February 4, 2021
Traditionally, many industrial companies have relied on their service providers to help keep their operations running profitably, safely, and reliably. The need for this relationship remains, but the challenge is how to perform service and maintenance duties amid current and future lockdowns, travel restrictions, and social distancing.
The move to digital
Maintaining service levels for customers during these highly unusual working conditions has prompted service providers to adapt their approach. No longer able to perform standard maintenance operations in person, companies have had to look for innovative digital solutions with the ability to monitor critical equipment from a distance.
One approach that quickly found favour is remote services, such as installing, commissioning, and maintaining equipment without having any engineers on site. Using digital technology to allow service experts to connect with customers remotely offers considerable benefits in terms of reducing health and safety risks. Because travel is reduced, remote services also allow for a faster response. For all these reasons, customers seem more willing to embrace this new way of working.
A catalyst for data sharing
The global disruption brought about by the coronavirus has become a catalyst not only for digital innovation but collaboration too. As connectivity is the key enabler for remote services, it requires a significant change in terms of customers making their data more accessible to their service partners.
In the past, industries such as oil and gas have rightly been wary about cybersecurity and protecting data privacy. However, in the new normal there’s a growing realization that some level of data has to be shared with trusted partners to gain the full advantages of digitalization, especially preventative maintenance.
Some customers are eager to make their operations even more robust and reliable, to prepare for the digital ‘new normal’ and be able to meet any similar crisis in future.
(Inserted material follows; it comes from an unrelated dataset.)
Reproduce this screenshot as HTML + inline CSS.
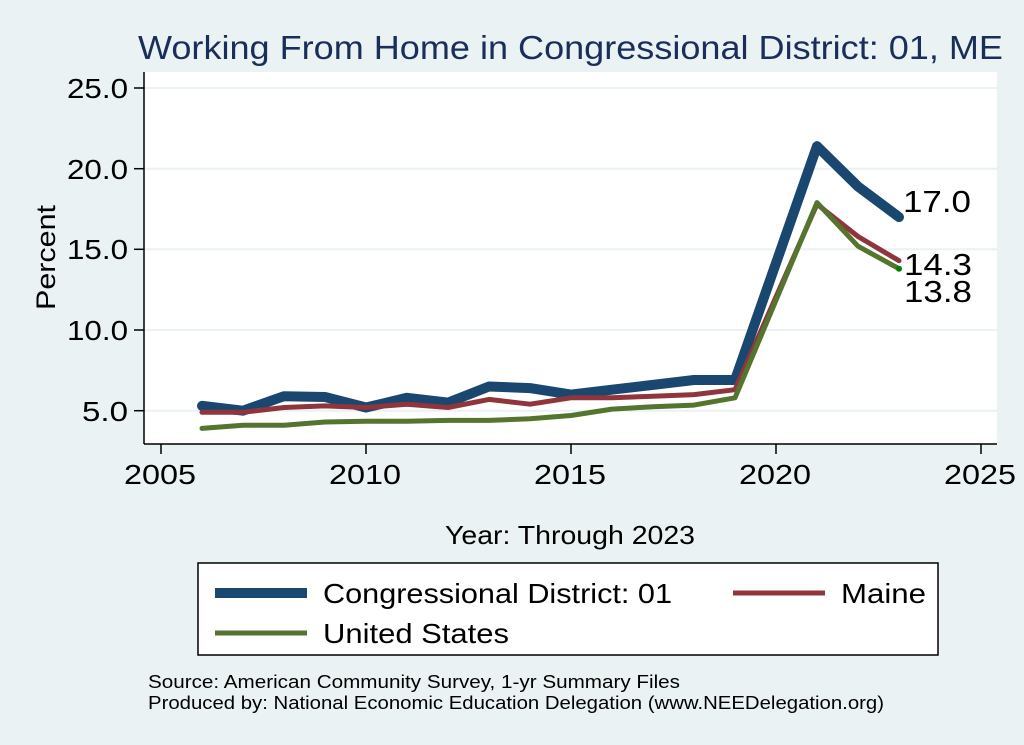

This is another factor driving the move from the traditional service business to remote services.
Another major change will involve the business model for services. The traditional model where the service provider is paid for its material and work provided on-site, will change to an outcome-based business model driven by new digital solutions.
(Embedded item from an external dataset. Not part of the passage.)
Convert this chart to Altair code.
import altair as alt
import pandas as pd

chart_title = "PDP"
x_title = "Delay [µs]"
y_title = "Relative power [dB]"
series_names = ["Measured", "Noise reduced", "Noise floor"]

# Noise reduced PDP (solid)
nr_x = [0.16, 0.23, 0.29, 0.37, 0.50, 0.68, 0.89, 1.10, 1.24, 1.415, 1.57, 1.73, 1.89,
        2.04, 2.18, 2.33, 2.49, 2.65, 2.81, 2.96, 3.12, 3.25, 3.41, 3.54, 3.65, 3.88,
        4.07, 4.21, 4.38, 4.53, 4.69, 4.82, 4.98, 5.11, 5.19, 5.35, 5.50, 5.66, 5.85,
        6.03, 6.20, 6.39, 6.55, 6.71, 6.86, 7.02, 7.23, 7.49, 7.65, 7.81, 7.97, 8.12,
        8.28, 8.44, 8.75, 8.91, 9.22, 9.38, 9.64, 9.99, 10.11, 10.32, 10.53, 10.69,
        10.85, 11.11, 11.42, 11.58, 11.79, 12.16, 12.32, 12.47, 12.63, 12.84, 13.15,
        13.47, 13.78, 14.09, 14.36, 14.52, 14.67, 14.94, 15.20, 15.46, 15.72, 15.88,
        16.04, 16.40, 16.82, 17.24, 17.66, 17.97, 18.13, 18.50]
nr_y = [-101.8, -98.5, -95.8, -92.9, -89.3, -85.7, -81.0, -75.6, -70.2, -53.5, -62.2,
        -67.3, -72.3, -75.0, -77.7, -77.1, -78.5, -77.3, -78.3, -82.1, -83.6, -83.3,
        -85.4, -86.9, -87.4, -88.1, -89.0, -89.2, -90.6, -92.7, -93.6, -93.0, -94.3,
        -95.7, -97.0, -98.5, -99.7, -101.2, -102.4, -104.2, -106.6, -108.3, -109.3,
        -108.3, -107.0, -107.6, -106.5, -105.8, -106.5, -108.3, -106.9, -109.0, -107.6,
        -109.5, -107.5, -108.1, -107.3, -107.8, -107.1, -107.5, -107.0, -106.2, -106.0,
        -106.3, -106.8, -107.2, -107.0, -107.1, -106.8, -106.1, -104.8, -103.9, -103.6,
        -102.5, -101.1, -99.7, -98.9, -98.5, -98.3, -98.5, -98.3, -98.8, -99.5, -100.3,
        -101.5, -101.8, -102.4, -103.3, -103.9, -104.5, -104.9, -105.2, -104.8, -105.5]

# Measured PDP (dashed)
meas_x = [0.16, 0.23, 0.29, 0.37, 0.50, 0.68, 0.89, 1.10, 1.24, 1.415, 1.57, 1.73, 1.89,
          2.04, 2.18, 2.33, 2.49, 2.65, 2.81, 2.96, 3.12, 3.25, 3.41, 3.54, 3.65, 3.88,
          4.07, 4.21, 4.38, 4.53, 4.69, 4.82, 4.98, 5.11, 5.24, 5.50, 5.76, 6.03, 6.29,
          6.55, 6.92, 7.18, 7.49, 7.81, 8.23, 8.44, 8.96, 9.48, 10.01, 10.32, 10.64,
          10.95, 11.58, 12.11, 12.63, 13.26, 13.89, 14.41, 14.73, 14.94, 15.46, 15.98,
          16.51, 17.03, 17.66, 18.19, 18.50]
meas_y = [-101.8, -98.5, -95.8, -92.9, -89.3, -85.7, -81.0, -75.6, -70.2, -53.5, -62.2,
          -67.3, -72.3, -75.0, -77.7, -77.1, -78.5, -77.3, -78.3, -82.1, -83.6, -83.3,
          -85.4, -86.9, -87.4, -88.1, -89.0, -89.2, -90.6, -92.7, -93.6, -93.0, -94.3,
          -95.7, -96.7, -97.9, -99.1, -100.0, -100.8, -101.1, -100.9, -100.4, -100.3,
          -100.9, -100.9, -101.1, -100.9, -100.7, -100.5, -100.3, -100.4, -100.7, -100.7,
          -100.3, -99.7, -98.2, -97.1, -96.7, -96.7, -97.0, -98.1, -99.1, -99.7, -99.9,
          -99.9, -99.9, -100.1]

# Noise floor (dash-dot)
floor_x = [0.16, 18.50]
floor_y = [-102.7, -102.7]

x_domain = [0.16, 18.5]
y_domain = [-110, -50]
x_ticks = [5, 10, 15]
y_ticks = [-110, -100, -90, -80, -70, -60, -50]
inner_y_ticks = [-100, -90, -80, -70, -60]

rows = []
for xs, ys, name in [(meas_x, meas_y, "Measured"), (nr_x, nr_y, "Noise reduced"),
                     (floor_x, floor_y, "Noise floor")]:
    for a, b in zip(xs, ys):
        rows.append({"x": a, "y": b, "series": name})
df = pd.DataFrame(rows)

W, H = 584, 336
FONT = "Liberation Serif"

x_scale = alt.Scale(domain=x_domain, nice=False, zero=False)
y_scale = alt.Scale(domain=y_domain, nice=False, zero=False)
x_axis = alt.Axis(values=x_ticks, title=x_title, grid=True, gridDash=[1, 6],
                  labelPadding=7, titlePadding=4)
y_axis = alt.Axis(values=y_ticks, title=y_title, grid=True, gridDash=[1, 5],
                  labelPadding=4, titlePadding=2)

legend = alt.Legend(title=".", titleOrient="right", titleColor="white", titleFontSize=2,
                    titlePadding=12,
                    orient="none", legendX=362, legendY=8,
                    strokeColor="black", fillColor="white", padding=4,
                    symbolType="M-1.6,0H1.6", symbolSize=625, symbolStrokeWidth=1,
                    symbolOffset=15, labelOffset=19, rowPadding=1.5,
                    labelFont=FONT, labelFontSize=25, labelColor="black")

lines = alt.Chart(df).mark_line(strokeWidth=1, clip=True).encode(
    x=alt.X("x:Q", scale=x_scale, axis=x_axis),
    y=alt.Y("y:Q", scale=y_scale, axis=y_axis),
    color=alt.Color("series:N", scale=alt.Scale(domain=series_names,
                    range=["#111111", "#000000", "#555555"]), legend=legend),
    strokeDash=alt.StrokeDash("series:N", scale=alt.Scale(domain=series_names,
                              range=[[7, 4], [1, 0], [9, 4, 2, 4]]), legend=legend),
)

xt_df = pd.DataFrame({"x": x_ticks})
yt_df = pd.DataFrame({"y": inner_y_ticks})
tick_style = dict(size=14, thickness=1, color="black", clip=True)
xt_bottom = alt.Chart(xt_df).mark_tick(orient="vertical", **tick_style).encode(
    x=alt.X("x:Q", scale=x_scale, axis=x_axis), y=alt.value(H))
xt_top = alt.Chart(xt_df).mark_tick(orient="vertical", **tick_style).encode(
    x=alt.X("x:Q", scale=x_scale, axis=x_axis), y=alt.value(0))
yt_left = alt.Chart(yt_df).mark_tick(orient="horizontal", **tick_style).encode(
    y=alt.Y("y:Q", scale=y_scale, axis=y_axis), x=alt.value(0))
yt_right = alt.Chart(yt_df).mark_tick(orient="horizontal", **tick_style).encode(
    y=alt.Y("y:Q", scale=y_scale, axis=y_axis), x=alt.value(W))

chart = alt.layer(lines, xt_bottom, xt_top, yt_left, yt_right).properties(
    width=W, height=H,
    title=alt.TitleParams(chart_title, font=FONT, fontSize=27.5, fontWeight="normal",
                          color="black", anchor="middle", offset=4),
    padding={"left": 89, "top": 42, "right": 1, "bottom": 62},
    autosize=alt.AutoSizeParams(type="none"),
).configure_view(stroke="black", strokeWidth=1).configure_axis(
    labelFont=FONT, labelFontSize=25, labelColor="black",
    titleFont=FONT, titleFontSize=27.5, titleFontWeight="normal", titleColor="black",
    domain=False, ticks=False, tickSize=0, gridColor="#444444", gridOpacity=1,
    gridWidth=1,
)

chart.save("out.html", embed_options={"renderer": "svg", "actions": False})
The focus will shift from how quickly we can get people on-site and how long it takes to find a solution to one of avoiding risk. Furthermore, customers will also demand that their service providers deliver guaranteed levels of reliability, availability and productivity. The economic benefit of this new approach is that OEMs like ABB already have the in-depth knowledge and expertise to optimize their products’ lifecycle and performance. Therefore, they will shoulder the responsibility for keeping plant running smoothly, rather than the asset owner, as is the case currently.
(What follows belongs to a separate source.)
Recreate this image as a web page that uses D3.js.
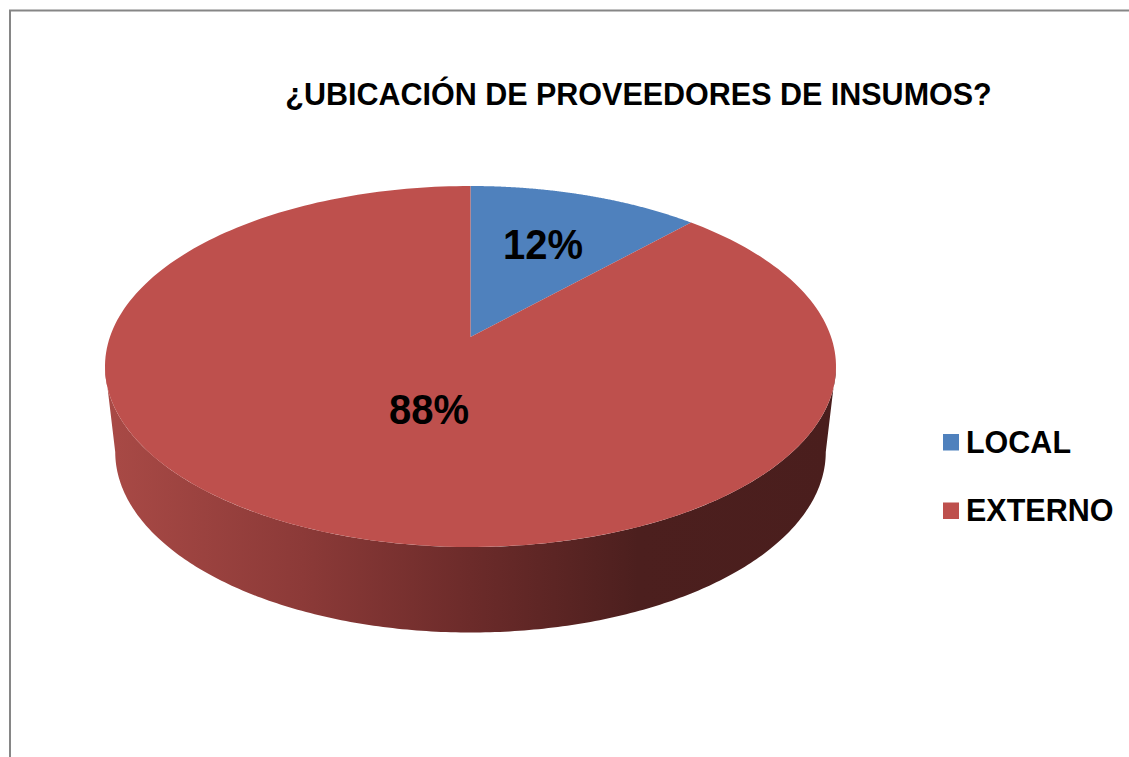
<!DOCTYPE html>
<html>
<head>
<meta charset="utf-8">
<script src="https://d3js.org/d3.v7.min.js"></script>
<style>
html, body { margin: 0; background: #fff; overflow: hidden; }
svg { display: block; }
text { font-family: "Liberation Sans", Arial, sans-serif; font-weight: bold; fill: #000; }
</style>
</head>
<body>
<svg id="chart" width="1129" height="757"></svg>
<script>
var titleText = '¿UBICACIÓN DE PROVEEDORES DE INSUMOS?',
    categories = ['LOCAL', 'EXTERNO'],
    values = [12, 88],
    colors = ['#4F81BD', '#BE504D'];

var svg = d3.select('#chart'),
    cx = 470.5,
    discTop = 186, discBottom = 547, apex = 337,   // rim of the tilted disc, apex = where slices meet
    halfW = 365.5,
    lowerCy = 452, lowerScaleX = 0.972,
    squeeze = 0.953;   // the picture's text is a bit narrower than the font

// tilted disc: y on the unit circle goes through a perspective map so the apex sits above the ellipse middle
var k = (2 * apex - discTop - discBottom) / (discBottom - discTop),
    a = discBottom + discBottom * k - apex,
    midY = (discTop + discBottom) / 2,
    yAtMid = (midY - apex) / (a - midY * k),
    d = halfW * (1 + k * yAtMid) / Math.sqrt(1 - yAtMid * yAtMid);

function project(angle, r) {
    var ux = r * Math.sin(angle), uy = -r * Math.cos(angle), w = 1 + k * uy;
    return [cx + d * ux / w, (a * uy + apex) / w];
}

function lower(p) {
    return [cx + (p[0] - cx) * lowerScaleX, lowerCy + (p[1] - midY)];
}

// angle where the top rim is widest (left and right ends of the wall)
var rightEnd = Math.PI - Math.acos(yAtMid),
    leftEnd = 2 * Math.PI - rightEnd;

var pie = d3.pie().sort(null).value(function(v) { return v; }),
    arcs = pie(values),
    line = d3.line();

function rim(start, end) {
    return d3.range(0, 241).map(function(i) { return project(start + (end - start) * i / 240, 1); });
}

// side wall gradient
var grad = svg.append('defs').append('linearGradient')
    .attr('id', 'wall')
    .attr('gradientUnits', 'userSpaceOnUse')
    .attr('x1', 105).attr('x2', 835).attr('y1', 0).attr('y2', 0);

[[0, '#A94A46'], [0.27, '#8C3A38'], [0.5, '#6C2B2A'], [0.73, '#4C1F1E'], [1, '#4A1E1D']].forEach(function(s) {
    grad.append('stop').attr('offset', s[0]).attr('stop-color', s[1]);
});

var wallTop = rim(rightEnd, leftEnd),
    wallBottom = wallTop.slice().reverse().map(lower);

svg.append('path')
    .attr('d', line(wallTop.concat(wallBottom)) + 'Z')
    .attr('fill', 'url(#wall)');

// top face slices
svg.append('g').selectAll('path')
    .data(arcs)
    .enter().append('path')
    .attr('d', function(s) {
        return line([project(0, 0)].concat(rim(s.startAngle, s.endAngle))) + 'Z';
    })
    .attr('fill', function(s, i) { return colors[i]; });

// frame, only top and left edges are in the picture
svg.append('path')
    .attr('d', 'M10,757V10.5H1129')
    .attr('fill', 'none')
    .attr('stroke', '#868686')
    .attr('stroke-width', 2);

svg.append('text')
    .attr('transform', 'translate(638.5,105) scale(' + squeeze + ',1)')
    .attr('text-anchor', 'middle')
    .style('font-size', '32px')
    .text(titleText);

// data labels
var labelPos = [[543, 259], [429, 424]];
svg.append('g').selectAll('text')
    .data(arcs)
    .enter().append('text')
    .attr('transform', function(s, i) { return 'translate(' + labelPos[i] + ') scale(0.93,1)'; })
    .attr('text-anchor', 'middle')
    .style('font-size', '43px')
    .text(function(s) { return s.data + '%'; });

// legend
var legendY = d3.scalePoint().domain(categories).range([442, 510.5]);

var legend = svg.append('g').selectAll('g')
    .data(categories)
    .enter().append('g')
    .attr('transform', function(c) { return 'translate(943,' + legendY(c) + ')'; });

legend.append('rect')
    .attr('x', 0).attr('y', -8).attr('width', 16).attr('height', 16.5)
    .attr('fill', function(c, i) { return colors[i]; });

legend.append('text')
    .attr('transform', 'translate(23,10.5) scale(' + squeeze + ',1)')
    .style('font-size', '32px')
    .text(function(c) { return c; });
</script>
</body>
</html>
Customers will always be at the heart of a service business, but the nature of service may change. Insurance companies and investment funds could participate within a new service ecosystem. For example, a highly energy efficient motion solution might be installed and financed by a pension fund, operated by an industrial group, and a service provider ensures that it meets its performance and reliability targets.
As every device becomes part of a connected world, the trend in connectivity is bound to continue. This can support better decision making that provides a firm basis to achieve improved results. Interestingly, some of the remote predictive monitoring services we are deploying now were technically feasible 25 years ago, but they were expensive and hard to implement. With the advent of cheaper yet more sensitive wireless sensors, cloud connectivity and AI (artificial intelligence) those barriers no longer exist.
Plug and play experience, which the consumer world pioneered, will accelerate the digital transformation of the service industry. The growth in digital technology will also generate even more developments in virtual collaboration, such as augmented reality (AR) or virtual reality (VR), that enables service engineers to have effective telepresence.
In the longer term, energy efficiency will also be an immense opportunity. By monitoring a customer’s equipment remotely, we can see where it is performing well or where it’s inefficient. For example, electric motors might be uprated to the highest efficiency levels, such as IE5. Ineffective methods of speed control, such as throttling, might be modernized with variable speed drives (VSDs) that can typically boost energy efficiency by 30 to 50 percent.
Longer-term effects of COVID-19 on R&D
To ensure the industrial operations of our customers continue running profitably and reliably during these uncertain times and beyond, ABB will continue to make significant investments in the further development of our digital offering. Solutions to secure better performance and energy savings for customers will be key.
Together with our partners we will also expand to support customers through connected operations, as the remote monitoring of critical installations will prevent potential costly failures.